Yes, but my point is that he was when he was a Youth, and those ideas he was forced to learn stayed with him, obvious in the sheer christian basis for his entire autobiography and narrative between 22-33. What I am saying is, In his later years, he
still claimed to be CHristian, still believed JEsus was the savior, still used Christian ideology in his own ideology, and still had intimate relations with the Church signified by his lack of excommunication and his own statements on how great the protestant churches were.
Nietsche didn't say what race, so it's highly ambiguous. His concept of the master race is taken from the concept of the Uebermensch, but the Uebermench (Superman) is highly misinterpreted. The Uebermensch is not ment to rule over anyone, but break past the herd in achievement and moral thought. Nietsche was anti-christian morality, because he believed it was weak. Master Race does not mean make everyone slaves--that's simply a misunderstanding of him. It's mastery over the self and the force of others.
Nietszche (if you can remember how to spell his name right) had many ideas in common with the Nazis: His dislike of democracy, his idea of a traditional husband and wife role, and his like of war and of "powerful" statesmen.
Lets not be a semantic whore. It's irrelevant to the points made. Next time you make a spelling mistake, I will donate an entire paragraph to that. Disliking Democracy is not a bad thing--Democracy is what got most of the Nazis into power. It's a shitty system.
It's true that the Nazis won many seats in the Reichstag but that still doesn't mean the Nazis were Christian.
True, however, it means that their messages (which were vile, even at the time) appealed to Christians many times over. The fact that they were Christian is signified by their Christian teaches, mottos, and rituals. It's also proven by direct personal----NOT public---writings between individuals that they said they were Christian. For example:
1. Although he himself [Hitler] was a Catholic, he wished the Protestant Church to have a stronger position in Germany, since Germany was two-thirds Protestant.
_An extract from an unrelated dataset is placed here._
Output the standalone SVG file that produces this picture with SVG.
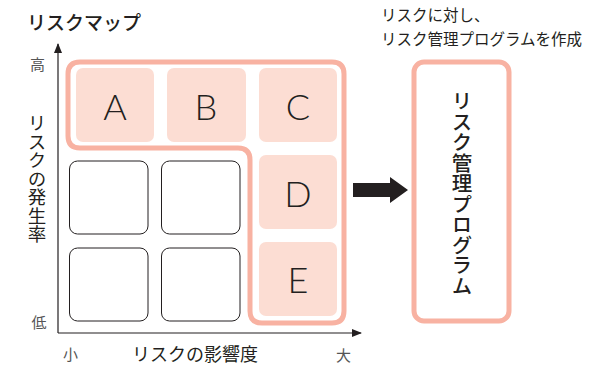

-Hermann Göring (Trial of The Major War Criminals Before the International Military Tribunal, Nuremberg, 1945, Vol.9)
2. The Führer wanted to achieve the unification of the Protestant Evangelical Churches by appointing a Reich Bishop, so that there would be a high Protestant church dignitary as well as a high Catholic church dignitary.
-Hermann Göring (Trial of The Major War Criminals Before the International Military Tribunal, Nuremberg, 1945, Vol.9)
3. I myself am not what you might call a churchgoer, but I have gone now and then, and have always considered I belonged to the Church and have always had those functions over which the Church presides-- marriage, christening, burial, et cetera-- carried out in my house by the Church.
-Hermann Göring (Trial of The Major War Criminals Before the International Military Tribunal, Nuremberg, 1945, Vol.9)
4. No matter what human beings do I shall some day stand before the judgement seat of the Eternal. I shall answer to Him, and I know he will judge me innocent.
-Rudolf Hess
5.
I swear before God this holy oath, that I shall give absolute confidence to the Fuehrer of the German Reich and people.
-Heinrich Himmler, reminding his hearers about the oath taken by all SS men as well as by the military forces (Hitler's Elite, Shocking Profiles of the Reich's Most Notorious Henchmen," Berkley Books, 1990)
6. You Einsatztruppen (task forces) are called upon to fulfill a repulsive duty. But you are soldiers who have to carry out every order unconditionally. You have a responsibility before God and Hitler for everything that is happening.
-Heinrich Himmler
7. A Jew is for me an object of disgust. I feel like vomiting when I see one. Christ could not possibly have been a Jew. It is not necessary to prove that scientifically-- it is a fact.